DATA SUPPLIED
++++++++

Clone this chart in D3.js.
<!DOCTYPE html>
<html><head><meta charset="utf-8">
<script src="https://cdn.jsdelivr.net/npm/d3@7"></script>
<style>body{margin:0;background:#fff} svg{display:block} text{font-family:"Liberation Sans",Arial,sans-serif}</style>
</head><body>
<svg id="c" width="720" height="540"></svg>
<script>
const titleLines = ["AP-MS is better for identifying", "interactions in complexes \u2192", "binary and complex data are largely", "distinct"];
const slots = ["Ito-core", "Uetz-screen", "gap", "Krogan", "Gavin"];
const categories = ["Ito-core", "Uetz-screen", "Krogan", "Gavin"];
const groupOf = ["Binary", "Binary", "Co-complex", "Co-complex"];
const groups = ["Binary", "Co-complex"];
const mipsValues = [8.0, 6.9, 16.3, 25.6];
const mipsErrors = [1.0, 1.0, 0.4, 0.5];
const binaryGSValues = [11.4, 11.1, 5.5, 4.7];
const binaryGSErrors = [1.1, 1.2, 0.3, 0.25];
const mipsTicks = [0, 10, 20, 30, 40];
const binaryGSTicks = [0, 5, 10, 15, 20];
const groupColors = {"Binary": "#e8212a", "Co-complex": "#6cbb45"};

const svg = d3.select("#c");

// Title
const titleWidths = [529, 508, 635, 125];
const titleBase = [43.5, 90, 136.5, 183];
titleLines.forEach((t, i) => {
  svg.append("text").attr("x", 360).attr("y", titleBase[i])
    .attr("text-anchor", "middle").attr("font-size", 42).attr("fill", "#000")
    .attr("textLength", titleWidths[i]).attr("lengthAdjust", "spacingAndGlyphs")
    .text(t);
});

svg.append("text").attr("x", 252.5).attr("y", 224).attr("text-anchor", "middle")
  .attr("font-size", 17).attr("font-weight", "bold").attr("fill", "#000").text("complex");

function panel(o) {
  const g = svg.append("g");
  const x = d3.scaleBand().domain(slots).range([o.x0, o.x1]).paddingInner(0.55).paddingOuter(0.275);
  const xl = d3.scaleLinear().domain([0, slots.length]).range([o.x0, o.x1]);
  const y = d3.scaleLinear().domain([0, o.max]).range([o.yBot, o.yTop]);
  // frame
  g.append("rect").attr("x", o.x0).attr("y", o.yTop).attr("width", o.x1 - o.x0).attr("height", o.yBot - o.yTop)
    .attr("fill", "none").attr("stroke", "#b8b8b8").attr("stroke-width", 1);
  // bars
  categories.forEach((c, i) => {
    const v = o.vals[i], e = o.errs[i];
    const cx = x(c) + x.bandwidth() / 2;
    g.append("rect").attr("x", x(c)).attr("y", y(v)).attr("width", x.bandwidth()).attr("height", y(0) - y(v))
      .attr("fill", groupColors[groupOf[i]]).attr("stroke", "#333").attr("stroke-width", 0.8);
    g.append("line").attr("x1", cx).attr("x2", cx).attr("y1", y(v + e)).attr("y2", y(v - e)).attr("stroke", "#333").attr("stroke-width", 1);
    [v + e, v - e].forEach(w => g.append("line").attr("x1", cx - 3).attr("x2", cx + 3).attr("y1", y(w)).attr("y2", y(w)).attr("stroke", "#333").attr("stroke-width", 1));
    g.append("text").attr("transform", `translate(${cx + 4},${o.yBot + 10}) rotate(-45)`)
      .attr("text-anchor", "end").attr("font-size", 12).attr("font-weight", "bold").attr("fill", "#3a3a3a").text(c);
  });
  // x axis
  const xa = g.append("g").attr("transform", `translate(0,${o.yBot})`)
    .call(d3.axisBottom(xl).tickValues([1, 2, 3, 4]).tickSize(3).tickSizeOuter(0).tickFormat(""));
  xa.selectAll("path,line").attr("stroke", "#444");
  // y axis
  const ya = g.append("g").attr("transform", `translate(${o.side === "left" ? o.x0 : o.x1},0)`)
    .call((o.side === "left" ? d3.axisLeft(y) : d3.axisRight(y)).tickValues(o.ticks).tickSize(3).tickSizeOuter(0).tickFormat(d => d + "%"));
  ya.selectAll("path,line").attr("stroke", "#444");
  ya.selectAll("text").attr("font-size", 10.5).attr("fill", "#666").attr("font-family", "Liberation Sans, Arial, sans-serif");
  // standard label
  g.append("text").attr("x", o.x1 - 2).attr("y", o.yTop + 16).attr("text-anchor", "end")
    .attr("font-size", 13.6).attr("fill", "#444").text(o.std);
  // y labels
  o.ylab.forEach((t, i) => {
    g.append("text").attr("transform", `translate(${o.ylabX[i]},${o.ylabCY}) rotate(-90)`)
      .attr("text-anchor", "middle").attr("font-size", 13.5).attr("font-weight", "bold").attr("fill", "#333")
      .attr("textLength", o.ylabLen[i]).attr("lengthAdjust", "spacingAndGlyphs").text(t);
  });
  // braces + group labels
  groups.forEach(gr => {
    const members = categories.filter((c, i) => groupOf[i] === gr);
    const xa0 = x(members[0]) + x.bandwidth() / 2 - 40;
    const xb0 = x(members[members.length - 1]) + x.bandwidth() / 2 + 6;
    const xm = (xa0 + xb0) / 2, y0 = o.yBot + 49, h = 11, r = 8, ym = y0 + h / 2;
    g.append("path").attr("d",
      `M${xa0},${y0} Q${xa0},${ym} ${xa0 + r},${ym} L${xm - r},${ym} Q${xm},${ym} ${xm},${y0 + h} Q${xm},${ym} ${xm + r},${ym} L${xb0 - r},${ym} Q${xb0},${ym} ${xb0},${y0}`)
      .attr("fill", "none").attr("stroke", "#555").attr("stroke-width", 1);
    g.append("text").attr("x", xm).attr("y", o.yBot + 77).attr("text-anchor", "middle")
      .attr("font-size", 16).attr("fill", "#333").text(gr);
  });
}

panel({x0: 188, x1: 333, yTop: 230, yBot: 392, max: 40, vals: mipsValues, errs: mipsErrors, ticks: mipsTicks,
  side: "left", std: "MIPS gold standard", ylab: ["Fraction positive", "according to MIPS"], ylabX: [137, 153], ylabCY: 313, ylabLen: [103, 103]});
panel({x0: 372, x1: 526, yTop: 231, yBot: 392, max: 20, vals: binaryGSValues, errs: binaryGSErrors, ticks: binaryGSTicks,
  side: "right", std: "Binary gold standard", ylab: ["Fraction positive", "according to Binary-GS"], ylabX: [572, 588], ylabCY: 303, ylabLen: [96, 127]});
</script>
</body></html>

++++++++

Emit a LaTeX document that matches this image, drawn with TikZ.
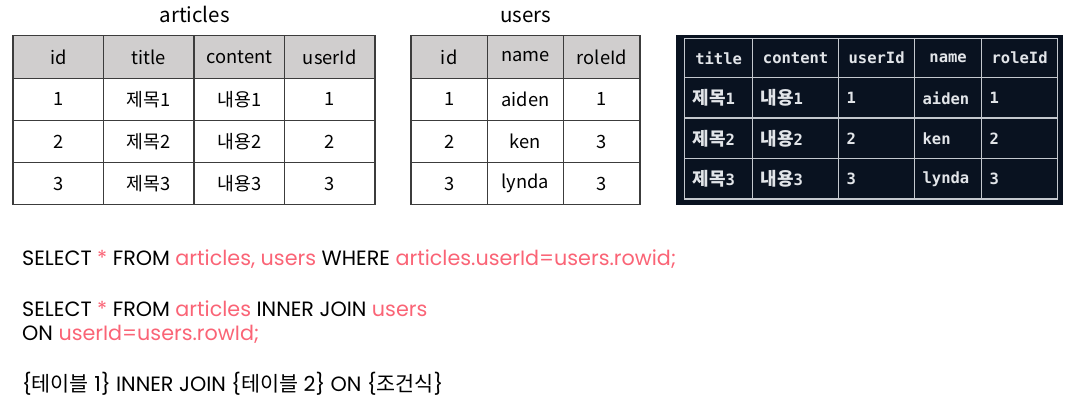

++++++++

TO BE DONE
Write out every line of the listing that holds the word "this".

FINAL RESULT
Clone this chart in D3.js.
Emit a LaTeX document that matches this image, drawn with TikZ.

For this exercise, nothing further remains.